--- DATA RECORDS ---

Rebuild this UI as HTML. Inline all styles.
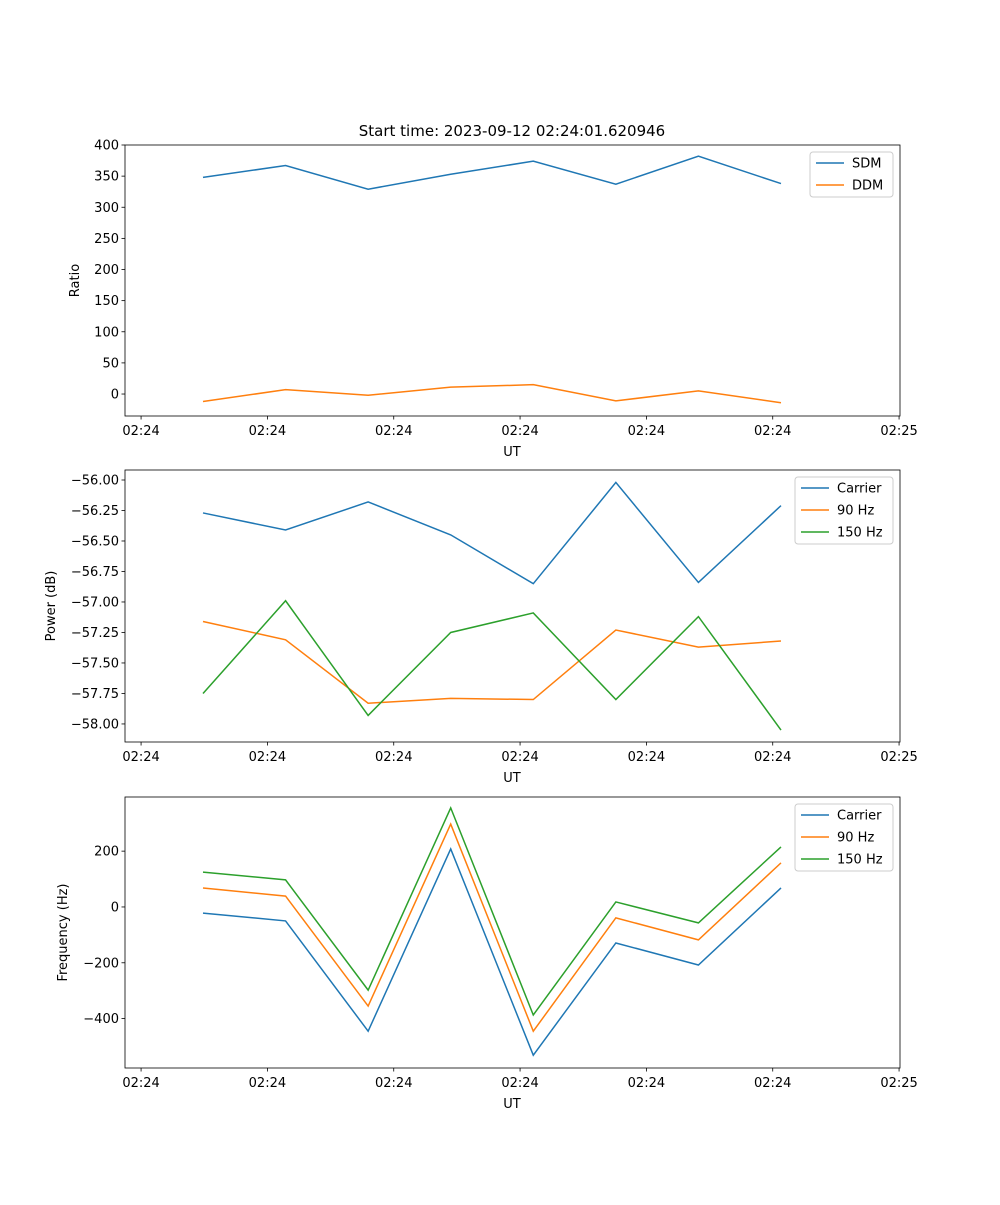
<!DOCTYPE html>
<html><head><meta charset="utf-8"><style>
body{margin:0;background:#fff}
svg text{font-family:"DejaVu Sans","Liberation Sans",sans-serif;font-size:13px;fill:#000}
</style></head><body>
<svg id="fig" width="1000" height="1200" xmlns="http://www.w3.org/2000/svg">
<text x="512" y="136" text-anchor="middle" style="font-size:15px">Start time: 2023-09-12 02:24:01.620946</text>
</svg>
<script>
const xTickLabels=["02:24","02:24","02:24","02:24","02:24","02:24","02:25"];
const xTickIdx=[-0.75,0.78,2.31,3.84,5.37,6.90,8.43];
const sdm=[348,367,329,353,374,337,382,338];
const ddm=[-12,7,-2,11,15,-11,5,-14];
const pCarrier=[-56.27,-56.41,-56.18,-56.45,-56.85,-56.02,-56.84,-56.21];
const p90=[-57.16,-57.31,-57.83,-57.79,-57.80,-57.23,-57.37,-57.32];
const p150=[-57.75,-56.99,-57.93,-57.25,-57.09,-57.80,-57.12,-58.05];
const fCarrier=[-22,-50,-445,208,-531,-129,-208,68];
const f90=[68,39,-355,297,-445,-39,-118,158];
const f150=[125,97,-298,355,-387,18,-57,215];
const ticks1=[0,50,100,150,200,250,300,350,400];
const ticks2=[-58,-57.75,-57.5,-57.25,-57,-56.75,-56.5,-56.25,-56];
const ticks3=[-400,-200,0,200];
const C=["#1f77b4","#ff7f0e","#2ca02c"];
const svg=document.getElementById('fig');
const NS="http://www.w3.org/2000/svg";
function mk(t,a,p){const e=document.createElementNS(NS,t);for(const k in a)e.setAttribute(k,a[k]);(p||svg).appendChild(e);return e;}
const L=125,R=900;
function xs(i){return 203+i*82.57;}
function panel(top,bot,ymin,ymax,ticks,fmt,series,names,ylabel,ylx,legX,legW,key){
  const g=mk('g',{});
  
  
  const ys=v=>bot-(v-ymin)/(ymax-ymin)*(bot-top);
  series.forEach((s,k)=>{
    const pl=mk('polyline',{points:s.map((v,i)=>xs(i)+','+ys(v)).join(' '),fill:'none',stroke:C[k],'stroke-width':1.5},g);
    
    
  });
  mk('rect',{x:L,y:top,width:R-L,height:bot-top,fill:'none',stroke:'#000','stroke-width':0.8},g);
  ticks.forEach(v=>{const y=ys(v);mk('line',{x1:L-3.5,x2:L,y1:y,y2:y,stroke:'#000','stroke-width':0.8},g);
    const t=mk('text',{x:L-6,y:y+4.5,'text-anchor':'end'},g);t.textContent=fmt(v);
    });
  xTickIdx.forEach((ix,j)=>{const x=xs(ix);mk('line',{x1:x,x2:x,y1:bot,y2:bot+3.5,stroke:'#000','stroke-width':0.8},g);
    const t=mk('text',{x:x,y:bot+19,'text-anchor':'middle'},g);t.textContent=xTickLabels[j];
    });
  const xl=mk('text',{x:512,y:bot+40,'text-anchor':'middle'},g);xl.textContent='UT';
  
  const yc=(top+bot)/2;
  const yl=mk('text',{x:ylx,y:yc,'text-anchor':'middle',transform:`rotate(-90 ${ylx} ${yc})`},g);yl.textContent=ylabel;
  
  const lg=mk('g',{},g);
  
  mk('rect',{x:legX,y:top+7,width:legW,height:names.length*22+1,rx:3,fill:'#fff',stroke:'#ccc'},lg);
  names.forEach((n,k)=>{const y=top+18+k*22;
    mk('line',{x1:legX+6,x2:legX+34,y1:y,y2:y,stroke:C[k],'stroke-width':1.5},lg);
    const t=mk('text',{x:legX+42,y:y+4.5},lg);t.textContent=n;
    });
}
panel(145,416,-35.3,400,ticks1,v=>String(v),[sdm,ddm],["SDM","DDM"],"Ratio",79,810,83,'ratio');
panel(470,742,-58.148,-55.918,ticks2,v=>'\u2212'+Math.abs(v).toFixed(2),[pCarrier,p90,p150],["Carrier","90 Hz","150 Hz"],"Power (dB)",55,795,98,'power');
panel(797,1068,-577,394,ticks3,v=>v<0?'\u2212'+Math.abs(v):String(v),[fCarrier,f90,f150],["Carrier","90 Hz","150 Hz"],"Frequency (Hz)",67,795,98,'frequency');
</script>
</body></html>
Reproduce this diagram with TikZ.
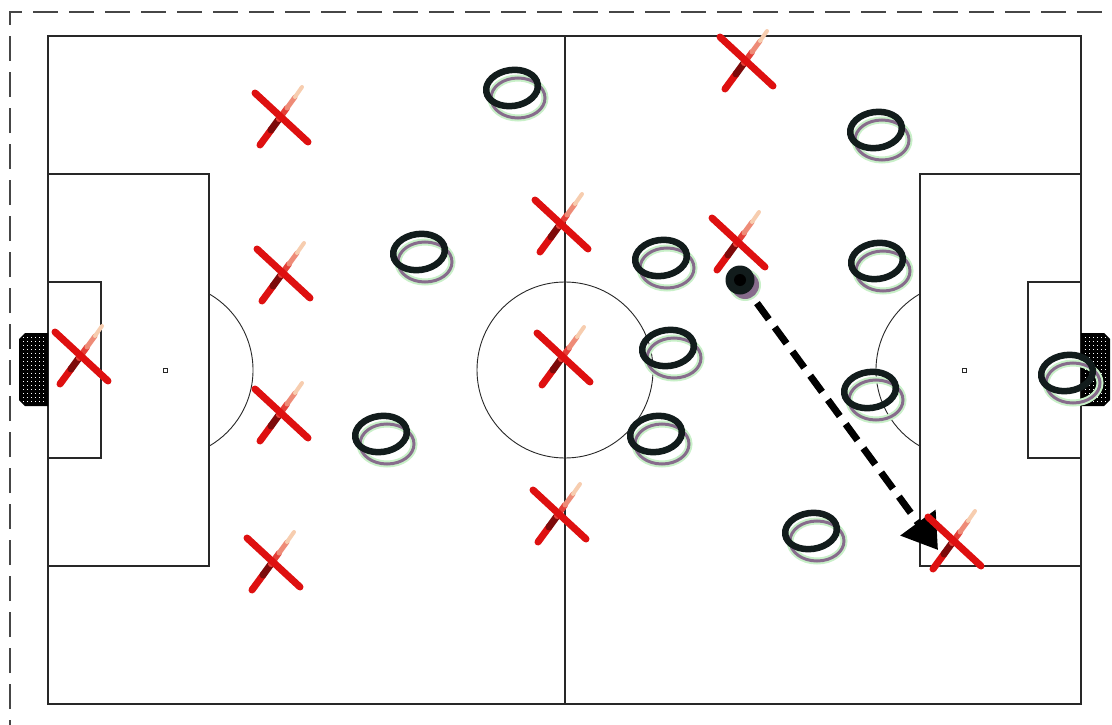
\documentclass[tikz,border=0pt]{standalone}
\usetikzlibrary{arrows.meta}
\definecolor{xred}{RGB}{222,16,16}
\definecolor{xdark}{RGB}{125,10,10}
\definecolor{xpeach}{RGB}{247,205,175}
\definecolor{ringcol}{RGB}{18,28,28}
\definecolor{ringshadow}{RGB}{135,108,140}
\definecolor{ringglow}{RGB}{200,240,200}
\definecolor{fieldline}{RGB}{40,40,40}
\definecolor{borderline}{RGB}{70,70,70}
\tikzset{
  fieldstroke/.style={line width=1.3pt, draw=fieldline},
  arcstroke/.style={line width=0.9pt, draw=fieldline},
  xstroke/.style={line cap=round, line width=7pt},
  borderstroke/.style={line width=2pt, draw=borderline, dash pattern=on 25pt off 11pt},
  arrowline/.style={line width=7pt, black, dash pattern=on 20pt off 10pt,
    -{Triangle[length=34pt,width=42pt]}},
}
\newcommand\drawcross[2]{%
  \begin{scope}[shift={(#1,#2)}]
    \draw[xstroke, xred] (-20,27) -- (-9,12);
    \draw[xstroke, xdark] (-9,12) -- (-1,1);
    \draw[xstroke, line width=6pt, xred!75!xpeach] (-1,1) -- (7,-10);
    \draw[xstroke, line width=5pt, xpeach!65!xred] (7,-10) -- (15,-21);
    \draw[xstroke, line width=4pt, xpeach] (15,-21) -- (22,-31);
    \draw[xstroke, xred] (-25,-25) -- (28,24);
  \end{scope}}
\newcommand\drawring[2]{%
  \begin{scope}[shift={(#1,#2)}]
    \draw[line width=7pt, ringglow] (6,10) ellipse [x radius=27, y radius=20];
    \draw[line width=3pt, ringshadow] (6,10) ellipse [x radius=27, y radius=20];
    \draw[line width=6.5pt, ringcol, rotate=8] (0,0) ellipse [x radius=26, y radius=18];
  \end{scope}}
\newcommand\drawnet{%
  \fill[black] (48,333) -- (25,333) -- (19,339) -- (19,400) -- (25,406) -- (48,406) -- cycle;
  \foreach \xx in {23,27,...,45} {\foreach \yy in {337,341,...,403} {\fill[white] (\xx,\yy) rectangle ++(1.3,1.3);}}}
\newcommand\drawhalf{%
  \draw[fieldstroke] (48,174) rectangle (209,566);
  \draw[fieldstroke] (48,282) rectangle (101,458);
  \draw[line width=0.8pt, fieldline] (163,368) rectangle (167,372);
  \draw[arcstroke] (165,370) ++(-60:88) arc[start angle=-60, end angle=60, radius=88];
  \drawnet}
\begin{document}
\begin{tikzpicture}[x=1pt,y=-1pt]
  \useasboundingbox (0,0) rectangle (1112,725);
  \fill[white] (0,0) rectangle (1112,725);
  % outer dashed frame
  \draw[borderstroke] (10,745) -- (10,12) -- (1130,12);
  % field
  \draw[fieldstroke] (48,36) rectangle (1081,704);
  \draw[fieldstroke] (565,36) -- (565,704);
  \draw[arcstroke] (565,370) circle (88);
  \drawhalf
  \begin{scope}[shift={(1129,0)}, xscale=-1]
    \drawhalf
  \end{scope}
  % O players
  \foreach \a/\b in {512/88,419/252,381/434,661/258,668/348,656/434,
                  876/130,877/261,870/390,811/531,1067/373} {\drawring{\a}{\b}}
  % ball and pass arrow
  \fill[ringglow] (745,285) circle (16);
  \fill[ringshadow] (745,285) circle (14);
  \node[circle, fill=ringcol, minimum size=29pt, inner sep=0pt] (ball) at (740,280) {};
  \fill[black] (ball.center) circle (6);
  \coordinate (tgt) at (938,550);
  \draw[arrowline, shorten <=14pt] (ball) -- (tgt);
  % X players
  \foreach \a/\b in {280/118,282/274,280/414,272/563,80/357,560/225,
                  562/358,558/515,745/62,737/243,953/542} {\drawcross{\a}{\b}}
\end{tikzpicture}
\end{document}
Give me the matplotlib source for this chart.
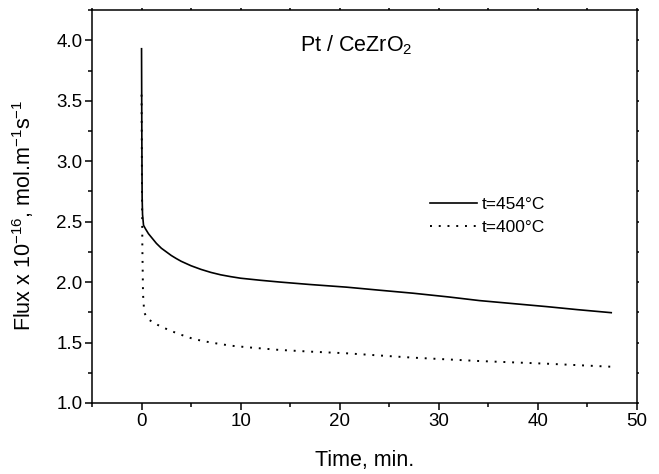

---

EXERCISE: Identify every line holding the word "this" and copy it out.

SOLUTION:
Rebuild this UI as HTML. Inline all styles.
Reproduce this diagram with TikZ.
Give me the matplotlib source for this chart.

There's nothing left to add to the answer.